As forças político-partidárias estão se organizando no Congresso Nacional. A oposição, em tese, tem a maioria, mas, na prática, é muito difícil lutar de maneira continuada contra a avassaladora força do governo federal. Os blocos e as federações vão se formar pela ordem natural das composições em torno de governo e oposição, sempre segundo interesses objetivos. Não há espaço para ideologias e amadorismo no cotidiano da atividade parlamentar. É nesse momento que a presença do ex-presidente Bolsonaro pode ter alguma influência sobre a atuação de deputados e senadores. A força originária dos militares tende a se reduzir depois da profunda frustração com o fracasso da tentativa do golpe de Estado.

O presidente Lula conseguiu encontrar um lugar para Dilma Rousseff. Ela é um problema para o governo do PT. Sua administração foi catastrófica para o país, jogou a economia brasileira em recessão profunda consequência de equívocos monumentais na condução da política econômica. E se concluiu com as famosas pedaladas fiscais que lhe custaram o mandato. Isso ocorreu em paralelo com as investigações promovidas pela Operação Lava-Jato. Agora, os dois momentos foram vencidos. Dilma Rousseff em Shanghai, na China, na presidência do Banco dos Brics, não vai mais atrair problemas, nem provocar discussões. Ela ficará longe do Brasil. O debate sobre legalidade de seu impeachment, conduzido pelo ministro Ricardo Lewandowski, nomeado para o STF por Lula, perderá o sentido. Um problema a menos para Lula.

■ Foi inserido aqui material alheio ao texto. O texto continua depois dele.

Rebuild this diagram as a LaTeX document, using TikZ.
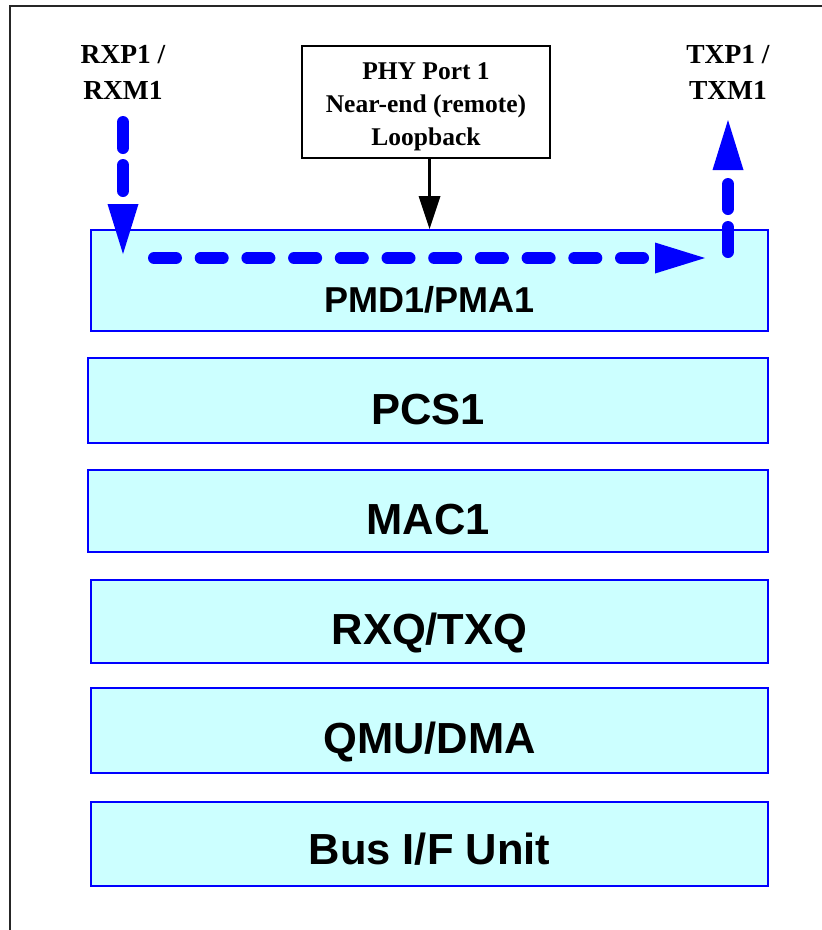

Os brasileiros vão descobrir se existe bolsonarismo. Ou se o coletivo perdeu o sentido pela falta de protagonismo de seu líder e da hesitação manifestada em momentos que exigiram decisão. Se o ex-presidente não assumir sua possível liderança, novos nomes deverão surgir na centro-direita brasileira, de maneira mais civilizada e menos agressiva. Ou seja, movimentos mais ou menos conectados com similares europeus. Nada parecido com a grosseria e com o palavreado chulo do ex-presidente.